Written by regular krimi writer Johannes Kai (aka Hanns Wiedmann), he was forced to use a pseudonym because of his writing career during the National Socialist period. Kai includes are a number of unusual elements in the The Forger of London, such as the slew of unlikable characters, most of whom are openly financially motivated, including Jane. Played by Reinl’s wife Dor, she was a regular krimi fixture from the first film in the series, Fellowship of the Frog (1959), usually appearing as the innocent love interest. Dor reached international film a few years later when she appeared as the first German Bond Girl in You Only Live Twice (1967). 

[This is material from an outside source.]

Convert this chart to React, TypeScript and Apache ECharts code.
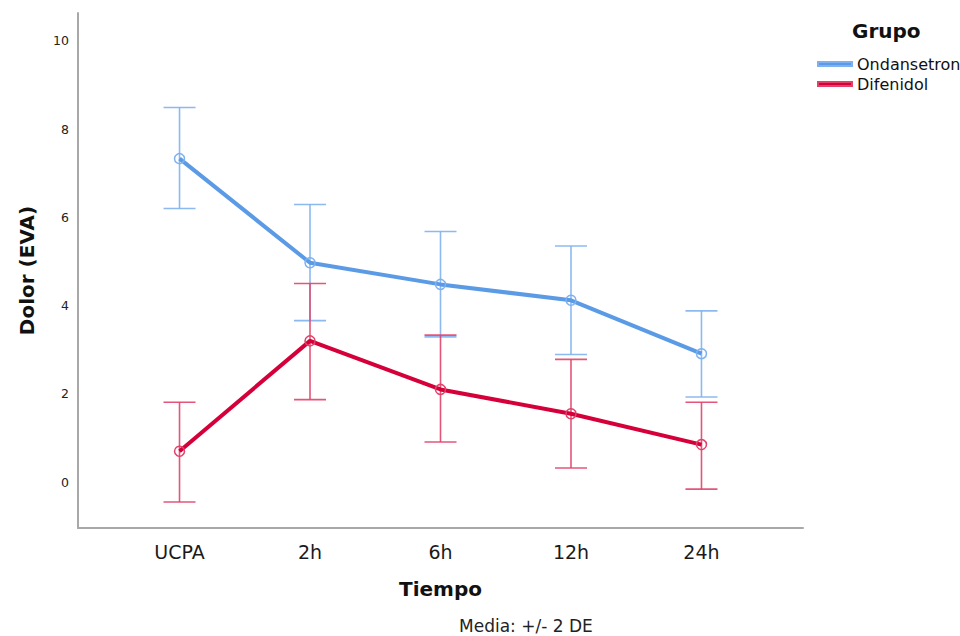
import React, { useEffect, useRef } from "react";
import * as echarts from "echarts";

const categories = ["UCPA", "2h", "6h", "12h", "24h"];
const ondMean = [7.33, 4.97, 4.48, 4.12, 2.91];
const ondUpper = [8.49, 6.29, 5.68, 5.35, 3.88];
const ondLower = [6.2, 3.66, 3.29, 2.89, 1.93];
const difMean = [0.7, 3.2, 2.1, 1.55, 0.85];
const difUpper = [1.81, 4.5, 3.33, 2.78, 1.81];
const difLower = [-0.45, 1.87, 0.91, 0.32, -0.16];
const yTicks = [0, 2, 4, 6, 8, 10];
const xTicks = [0, 1, 2, 3, 4];

const FONT = "DejaVu Sans";
const BLUE = "#5b9be6";
const BLUE_LIGHT = "#7fb1ee";
const RED = "#d5003a";
const RED_LIGHT = "#e0426a";

function errorBarSeries(name: string, lower: number[], upper: number[], color: string) {
  return {
    type: "custom",
    name,
    z: 3,
    data: lower.map((lo, i) => [i, lo, upper[i]]),
    encode: { x: 0, y: [1, 2] },
    renderItem: (params: any, api: any) => {
      const x = api.value(0);
      const lo = api.coord([x, api.value(1)]);
      const hi = api.coord([x, api.value(2)]);
      const hw = 16;
      const style = { stroke: color, lineWidth: 1.6, opacity: 0.9 };
      return {
        type: "group",
        children: [
          { type: "line", shape: { x1: hi[0], y1: hi[1], x2: lo[0], y2: lo[1] }, style },
          { type: "line", shape: { x1: hi[0] - hw, y1: hi[1], x2: hi[0] + hw, y2: hi[1] }, style },
          { type: "line", shape: { x1: lo[0] - hw, y1: lo[1], x2: lo[0] + hw, y2: lo[1] }, style },
        ],
      };
    },
  };
}

export default function App() {
  const ref = useRef<HTMLDivElement>(null);
  useEffect(() => {
    if (!ref.current) return;
    const chart = echarts.init(ref.current, undefined, { renderer: "svg" });
    chart.setOption({
      animation: false,
      backgroundColor: "#ffffff",
      textStyle: { fontFamily: FONT },
      grid: { left: 78, right: 157, top: 13, bottom: 108, containLabel: false },
      graphic: [
        {
          type: "text",
          left: 852,
          top: 21,
          style: { text: "Grupo", fontFamily: FONT, fontSize: 20, fontWeight: "bold", fill: "#111" },
        },
        {
          type: "text",
          left: 459,
          top: 617,
          style: { text: "Media: +/- 2 DE", fontFamily: FONT, fontSize: 17, fill: "#222" },
        },
      ],
      legend: {
        orient: "vertical",
        left: 812,
        top: 51,
        icon: "rect",
        itemWidth: 34,
        itemHeight: 4,
        itemGap: 4,
        textStyle: { fontFamily: FONT, fontSize: 16, color: "#111" },
        data: [
          { name: "Ondansetron", itemStyle: { color: BLUE } },
          { name: "Difenidol", itemStyle: { color: RED } },
        ],
      },
      xAxis: {
        type: "value",
        min: -0.778,
        max: 4.778,
        name: "Tiempo",
        nameLocation: "middle",
        nameGap: 51,
        nameTextStyle: { fontFamily: FONT, fontSize: 20, fontWeight: "bold", color: "#111" },
        axisLine: { show: true, onZero: false, lineStyle: { color: "#a8a8a8", width: 2 } },
        axisTick: { show: false },
        splitLine: { show: false },
        axisLabel: {
          customValues: xTicks,
          formatter: (v: number) => categories[Math.round(v)] ?? "",
          fontFamily: FONT,
          fontSize: 19,
          color: "#1a1a1a",
          margin: 14,
        },
      },
      yAxis: {
        type: "value",
        min: -1.04,
        max: 10.63,
        name: "Dolor (EVA)",
        nameLocation: "middle",
        nameGap: 41,
        nameRotate: 90,
        nameTextStyle: { fontFamily: FONT, fontSize: 20, fontWeight: "bold", color: "#111" },
        axisLine: { show: true, onZero: false, lineStyle: { color: "#a8a8a8", width: 2 } },
        axisTick: { show: false },
        splitLine: { show: false },
        axisLabel: {
          customValues: yTicks,
          fontFamily: FONT,
          fontSize: 12.5,
          color: "#222",
          margin: 9,
        },
      },
      series: [
        errorBarSeries("ondErr", ondLower, ondUpper, BLUE_LIGHT),
        errorBarSeries("difErr", difLower, difUpper, RED_LIGHT),
        {
          type: "line",
          name: "Ondansetron",
          z: 4,
          data: ondMean.map((v, i) => [i, v]),
          symbol: "circle",
          symbolSize: 10,
          lineStyle: { color: BLUE, width: 4 },
          itemStyle: { color: "rgba(0,0,0,0)", borderColor: BLUE_LIGHT, borderWidth: 1.5 },
        },
        {
          type: "line",
          name: "Difenidol",
          z: 4,
          data: difMean.map((v, i) => [i, v]),
          symbol: "circle",
          symbolSize: 10,
          lineStyle: { color: RED, width: 4 },
          itemStyle: { color: "rgba(0,0,0,0)", borderColor: RED_LIGHT, borderWidth: 1.5 },
        },
      ],
    });
    return () => chart.dispose();
  }, []);
  return <div ref={ref} style={{ width: 960, height: 636, position: "absolute", left: 0, top: 0 }} />;
}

Unlike most other krimi, the film lacks a defined moral center, a role usually filled by the protagonist/Inspector. Like the later Klaus Kinski vehicle, The Creature with the Blue Hand (1967), The Forger of London includes potential mental illness as a major plot element. Because Peter’s character wavers back and forth between innocence and guilt, sanity and insanity, Reinl cast the mostly unknown Hellmut Lange in the starring role. Lange would go on to become one of the most popular German television actors in the late ‘60s. 

This is an unusual entry in the series in the sense that it attempts to tread some new ground with plot material. Though it is flawed and occasionally confusing, the film borrows some interesting plot elements from Fritz Lang’s Dr. Mabuse series and some visual cues from his American noir, Scarlet Street (1945). This is one of the loveliest black and white krimi and has a definite noir sensibility with it’s expressionistic set pieces and stark emphasis on black and white.